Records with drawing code
━━━━━━

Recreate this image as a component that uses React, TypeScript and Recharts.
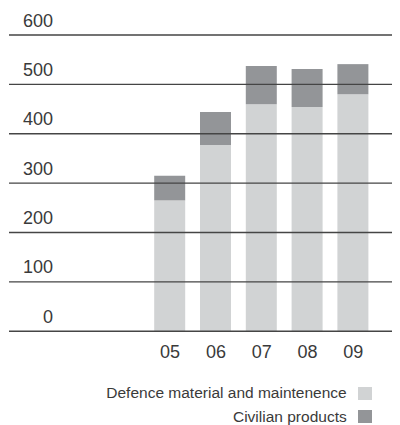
import React from 'react';
import { BarChart, Bar, XAxis, YAxis, ReferenceLine, Legend } from 'recharts';

// Sales by year (two-digit year labels), split by business area
const years = ['05', '06', '07', '08', '09'];
const defenceValues = [265, 377, 460, 454, 480];
const civilianValues = [50, 67, 77, 77, 61];
const yTicks = [0, 100, 200, 300, 400, 500, 600];

const seriesNames = {
  defence: 'Defence material and maintenence',
  civilian: 'Civilian products',
};
const legendOrder = [seriesNames.defence, seriesNames.civilian];

const LIGHT = '#d1d3d4';
const DARK = '#939598';
const FONT = '"Liberation Sans", Arial, Helvetica, sans-serif';

const data = years.map((year, i) => ({
  year,
  defence: defenceValues[i],
  civilian: civilianValues[i],
}));

const YTick = (props: any) => {
  const { y, payload } = props;
  return (
    <text x={45} y={y - 8.5} textAnchor="end" fontSize={18} fill="#3a3a3a" fontFamily={FONT}>
      {payload.value}
    </text>
  );
};

const XTick = (props: any) => {
  const { x, y, payload } = props;
  return (
    <text x={x} y={y + 19} textAnchor="middle" fontSize={18} fill="#3a3a3a" fontFamily={FONT}>
      {payload.value}
    </text>
  );
};

const LegendContent = (props: any) => {
  const payload = [...(props.payload || [])].sort(
    (a: any, b: any) => legendOrder.indexOf(a.value) - legendOrder.indexOf(b.value)
  );
  return (
    <div style={{ fontFamily: FONT, fontSize: 15.5, color: '#3a3a3a' }}>
      {payload.map((entry: any) => (
        <div
          key={entry.value}
          style={{
            display: 'flex',
            justifyContent: 'flex-end',
            alignItems: 'center',
            height: 23.5,
            paddingRight: 28.5,
          }}
        >
          <span style={{ whiteSpace: 'nowrap' }}>{entry.value}</span>
          <span
            style={{
              display: 'inline-block',
              width: 13.5,
              height: 13,
              marginLeft: 11.3,
              background: entry.color,
            }}
          />
        </div>
      ))}
    </div>
  );
};

export default function App() {
  return (
    <div style={{ width: 392, height: 417, fontFamily: FONT }}>
      <BarChart
        width={392}
        height={417}
        data={data}
        margin={{ top: 27, right: 0, left: 0, bottom: 63.7 }}
      >
        <XAxis
          dataKey="year"
          axisLine={false}
          tickLine={false}
          height={30}
          padding={{ left: 138.2, right: 23.8 }}
          tick={<XTick />}
          interval={0}
        />
        <YAxis
          domain={[0, 600]}
          ticks={yTicks}
          width={1}
          axisLine={false}
          tickLine={false}
          tick={<YTick />}
          interval={0}
        />
        <Bar
          dataKey="defence"
          name={seriesNames.defence}
          stackId="sales"
          fill={LIGHT}
          barSize={31}
          isAnimationActive={false}
        />
        <Bar
          dataKey="civilian"
          name={seriesNames.civilian}
          stackId="sales"
          fill={DARK}
          barSize={31}
          isAnimationActive={false}
        />
        {yTicks.map((t) => (
          <ReferenceLine key={t} y={t} stroke="#454545" strokeWidth={1.4} />
        ))}
        <Legend
          layout="vertical"
          verticalAlign="middle"
          align="center"
          wrapperStyle={{ top: 373.25, left: 0, width: 392 }}
          content={<LegendContent />}
        />
      </BarChart>
    </div>
  );
}
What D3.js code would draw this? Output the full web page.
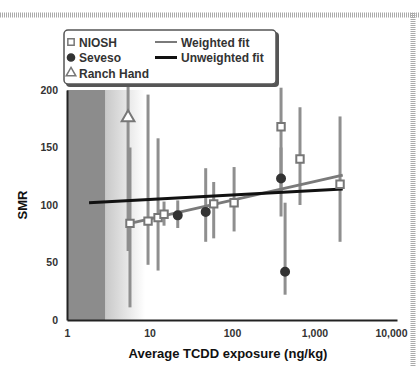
<!DOCTYPE html>
<html>
<head>
<meta charset="utf-8">
<script src="https://cdnjs.cloudflare.com/ajax/libs/d3/7.8.5/d3.min.js"></script>
<style>
  body { margin: 0; background: #fff; }
  svg text { font-family: "Liberation Sans", Arial, sans-serif; font-weight: bold; }
</style>
</head>
<body>
<div id="chart"></div>
<script>
// studies / points
var pointStudy    = ["Ranch Hand", "NIOSH", "NIOSH", "NIOSH", "NIOSH", "Seveso", "Seveso", "NIOSH", "NIOSH", "NIOSH", "Seveso", "Seveso", "NIOSH", "NIOSH"];
var pointExposure = [5.5, 5.8, 9.6, 12.7, 15, 22, 48, 60, 106, 393, 393, 440, 667, 2040];
var pointSMR      = [176, 84, 86, 89, 92, 91, 94, 101, 102, 168, 123, 42, 140, 118];
var pointLow      = [60, 11, 48, 43, 82, 80, 68, 71, 77, 110, 90, 22, 100, 68];
var pointHigh     = [204, 150, 196, 158, 103, 104, 132, 120, 133, 202, 150, 102, 185, 177];

var weightedFitX   = [5.8, 2200];
var weightedFitY   = [84, 126];
var unweightedFitX = [1.85, 2200];
var unweightedFitY = [102, 114];

var xTicks = [1, 10, 100, 1000, 10000];
var xTickLabels = ["1", "10", "100", "1,000", "10,000"];
var yTicks = [0, 50, 100, 150, 200];

var legendStudies = ["NIOSH", "Seveso", "Ranch Hand"];
var legendFits = ["Weighted fit", "Unweighted fit"];

var background = [1, 2.9];   // dark band (background exposure)

var W = 419, H = 366;

var svg = d3.select("#chart").append("svg")
    .attr("width", W)
    .attr("height", H);

var x = d3.scaleLog().domain([1, 10000]).range([67, 397]);
var y = d3.scaleLinear().domain([0, 200]).range([320, 90]);

// scan borders (dotted)
svg.append("line")
    .attr("x1", 0).attr("x2", W).attr("y1", 15).attr("y2", 15)
    .attr("stroke", "#aaa").attr("stroke-width", 5).attr("stroke-dasharray", "1,1");
svg.append("line")
    .attr("x1", 413).attr("x2", 413).attr("y1", 13).attr("y2", H)
    .attr("stroke", "#aaa").attr("stroke-width", 5).attr("stroke-dasharray", "1,1");

// shaded background band
var defs = svg.append("defs");
var grad = defs.append("linearGradient").attr("id", "fade")
    .attr("x1", "0%").attr("x2", "100%");
grad.append("stop").attr("offset", "0%").attr("stop-color", "#c8c8c8");
grad.append("stop").attr("offset", "100%").attr("stop-color", "#fff");

svg.append("rect")
    .attr("x", x(background[1]))
    .attr("y", y(200))
    .attr("width", 40)
    .attr("height", y(0) - y(200))
    .attr("fill", "url(#fade)");

svg.append("rect")
    .attr("x", x(background[0]))
    .attr("y", y(200))
    .attr("width", x(background[1]) - x(background[0]))
    .attr("height", y(0) - y(200))
    .attr("fill", "#8c8c8c");

// axes
var xAxis = d3.axisBottom(x)
    .tickValues(xTicks)
    .tickFormat(function(d, i) { return xTickLabels[i]; })
    .tickSize(0)
    .tickPadding(10);

var gx = svg.append("g")
    .attr("transform", "translate(0," + y(0) + ")")
    .call(xAxis);
gx.select(".domain").attr("stroke", "#222").attr("stroke-width", 2);
gx.selectAll("text").attr("font-size", 10.5).attr("fill", "#333");
gx.selectAll(".tick").filter(function(d) { return d == 10000; })
    .select("text").attr("dx", -6);

var yAxis = d3.axisLeft(y)
    .tickValues(yTicks)
    .tickSize(0)
    .tickPadding(9);

var gy = svg.append("g")
    .attr("transform", "translate(" + x(1) + ",0)")
    .call(yAxis);
gy.select(".domain").attr("stroke", "#222").attr("stroke-width", 2);
gy.selectAll("text").attr("font-size", 10.5).attr("fill", "#333");

// axis titles
svg.append("text")
    .attr("x", 228).attr("y", 358)
    .attr("text-anchor", "middle")
    .attr("font-size", 13)
    .attr("fill", "#111")
    .text("Average TCDD exposure (ng/kg)");

svg.append("text")
    .attr("transform", "translate(27," + y(100) + ") rotate(-90)")
    .attr("text-anchor", "middle")
    .attr("font-size", 13)
    .attr("fill", "#111")
    .text("SMR");

// error bars
var idx = d3.range(pointSMR.length);
svg.append("g").selectAll("line")
    .data(idx)
    .enter().append("line")
    .attr("x1", function(i) { return x(pointExposure[i]); })
    .attr("x2", function(i) { return x(pointExposure[i]); })
    .attr("y1", function(i) { return y(pointLow[i]); })
    .attr("y2", function(i) { return y(pointHigh[i]); })
    .attr("stroke", "#8f8f8f")
    .attr("stroke-width", 3);

// fit lines
var line = d3.line()
    .x(function(d) { return x(d[0]); })
    .y(function(d) { return y(d[1]); });

svg.append("path")
    .datum(d3.zip(weightedFitX, weightedFitY))
    .attr("d", line)
    .attr("fill", "none")
    .attr("stroke", "#7a7a7a")
    .attr("stroke-width", 3);

svg.append("path")
    .datum(d3.zip(unweightedFitX, unweightedFitY))
    .attr("d", line)
    .attr("fill", "none")
    .attr("stroke", "#111")
    .attr("stroke-width", 3);

// markers
var symbolFor = {
    "NIOSH": d3.symbol().type(d3.symbolSquare).size(55),
    "Seveso": d3.symbol().type(d3.symbolCircle).size(50),
    "Ranch Hand": d3.symbol().type(d3.symbolTriangle).size(70)
};
function fillFor(s) { return s == "Seveso" ? "#333" : "#fff"; }
function strokeFor(s) { return s == "Seveso" ? "#333" : "#777"; }

svg.append("g").selectAll("path")
    .data(idx)
    .enter().append("path")
    .attr("transform", function(i) { return "translate(" + x(pointExposure[i]) + "," + y(pointSMR[i]) + ")"; })
    .attr("d", function(i) { return symbolFor[pointStudy[i]](); })
    .attr("fill", function(i) { return fillFor(pointStudy[i]); })
    .attr("stroke", function(i) { return strokeFor(pointStudy[i]); })
    .attr("stroke-width", 2);

// legend
var lg = svg.append("g");
lg.append("rect")
    .attr("x", 66).attr("y", 32).attr("width", 213).attr("height", 55)
    .attr("rx", 4).attr("fill", "#555");
lg.append("rect")
    .attr("x", 64).attr("y", 30).attr("width", 212).attr("height", 54)
    .attr("rx", 4).attr("fill", "#fff").attr("stroke", "#555").attr("stroke-width", 1.5);

legendStudies.forEach(function(s, i) {
    var ly = 42 + i * 15.5;
    lg.append("path")
        .attr("transform", "translate(71," + ly + ")")
        .attr("d", d3.symbol().type(symbolFor[s].type()).size(40)())
        .attr("fill", fillFor(s))
        .attr("stroke", strokeFor(s))
        .attr("stroke-width", 1.5);
    lg.append("text")
        .attr("x", 79).attr("y", ly + 4.5)
        .attr("font-size", 12).attr("fill", "#333")
        .text(s);
});

legendFits.forEach(function(f, i) {
    var ly = 42 + i * 15.5;
    lg.append("line")
        .attr("x1", 155).attr("x2", 177).attr("y1", ly).attr("y2", ly)
        .attr("stroke", i == 0 ? "#7a7a7a" : "#111")
        .attr("stroke-width", i == 0 ? 2 : 3);
    lg.append("text")
        .attr("x", 181).attr("y", ly + 4.5)
        .attr("font-size", 12).attr("fill", "#333")
        .text(f);
});
</script>
</body>
</html>
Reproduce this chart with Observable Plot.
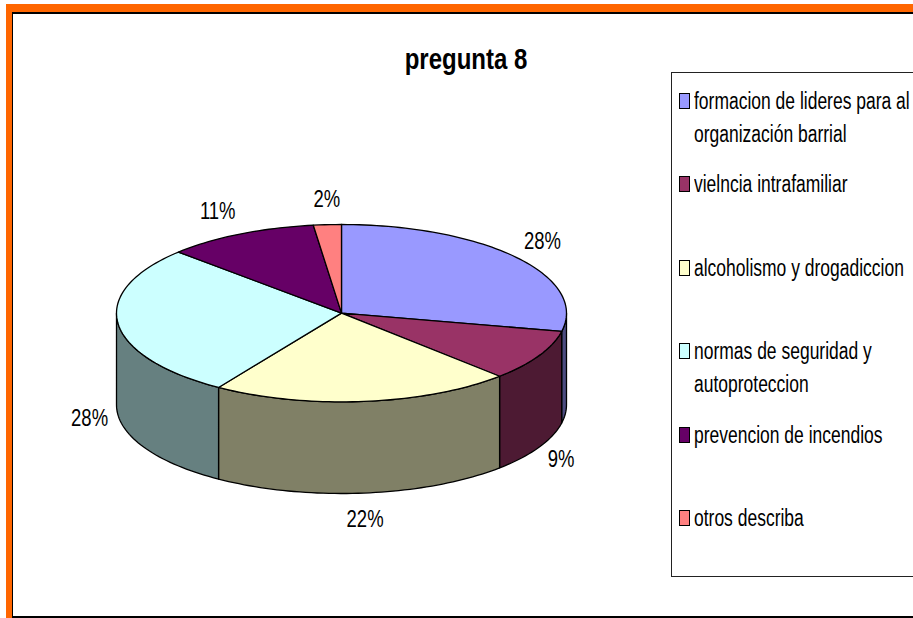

━━━━━━

THE EXERCISE: Pictures excluded, retype exactly the lines running from the one with "What D3.js code" through the one with "var yTicks = [0, 50, 100, 150, 200];". Include both end lines and nothing more.

TASK ANSWER:
What D3.js code would draw this? Output the full web page.
<!DOCTYPE html>
<html>
<head>
<meta charset="utf-8">
<script src="https://cdnjs.cloudflare.com/ajax/libs/d3/7.8.5/d3.min.js"></script>
<style>
  body { margin: 0; background: #fff; }
  svg text { font-family: "Liberation Sans", Arial, sans-serif; font-weight: bold; }
</style>
</head>
<body>
<div id="chart"></div>
<script>
// studies / points
var pointStudy    = ["Ranch Hand", "NIOSH", "NIOSH", "NIOSH", "NIOSH", "Seveso", "Seveso", "NIOSH", "NIOSH", "NIOSH", "Seveso", "Seveso", "NIOSH", "NIOSH"];
var pointExposure = [5.5, 5.8, 9.6, 12.7, 15, 22, 48, 60, 106, 393, 393, 440, 667, 2040];
var pointSMR      = [176, 84, 86, 89, 92, 91, 94, 101, 102, 168, 123, 42, 140, 118];
var pointLow      = [60, 11, 48, 43, 82, 80, 68, 71, 77, 110, 90, 22, 100, 68];
var pointHigh     = [204, 150, 196, 158, 103, 104, 132, 120, 133, 202, 150, 102, 185, 177];

var weightedFitX   = [5.8, 2200];
var weightedFitY   = [84, 126];
var unweightedFitX = [1.85, 2200];
var unweightedFitY = [102, 114];

var xTicks = [1, 10, 100, 1000, 10000];
var xTickLabels = ["1", "10", "100", "1,000", "10,000"];
var yTicks = [0, 50, 100, 150, 200];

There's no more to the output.